Aujourd'hui, les vingt-trois motifs de Balzac se réduisent à peu près à un seul.
De haut en bas de l'échelle, M. "Combien" épouse mademoiselle "Qu'a-t-elle ?".
Nous avons benoitonné tout cela.
La théorie conjugale de 1866, elle est tout entière résumée dans les mots d'un papa Très-Bien.
Il s'agissait d'unir une pauvre jolie fille avec un financier qui comptait, hélas, plus d'années encore que de centaines de mille francs.
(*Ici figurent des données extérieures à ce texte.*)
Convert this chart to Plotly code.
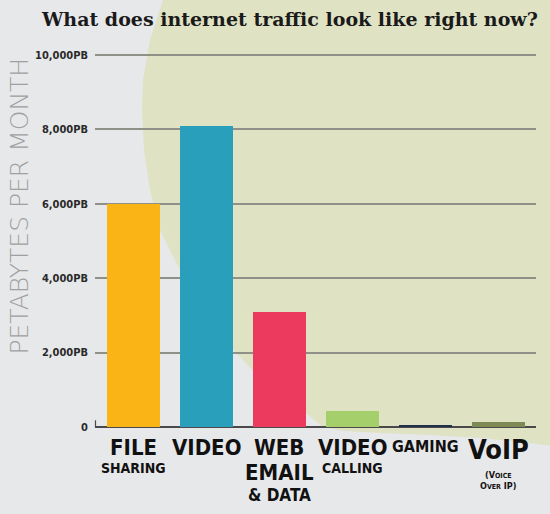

Les parents de la jolie fille - que nous appelerons mademoiselle X. - traitaient leur futur gendre.
Celui-ci au dessert - emporté par une habitude que son âge expliquait sans la justifier - laisse retomber sa tête sur son épaule et cède à un sommeil intempestif.
Un des invités, choqué de cette familiarité, se penche vers le papa Très-Bien, un gratte-liard endurci qui trouvait qu'il faisait une affaire superbe en accouplant les dix-huit printemps de sa fille aux rhumatismes du sexagénaire, et lui désignant le fiancé somnolent :
- Voyez donc... Vilain présage pour l'avenir, fit l'invité ironique.
- Chut, mon ami, fit M. X. avec une sévérité majestueuse, ne plaisantez pas. C'est de l'argent qui dort.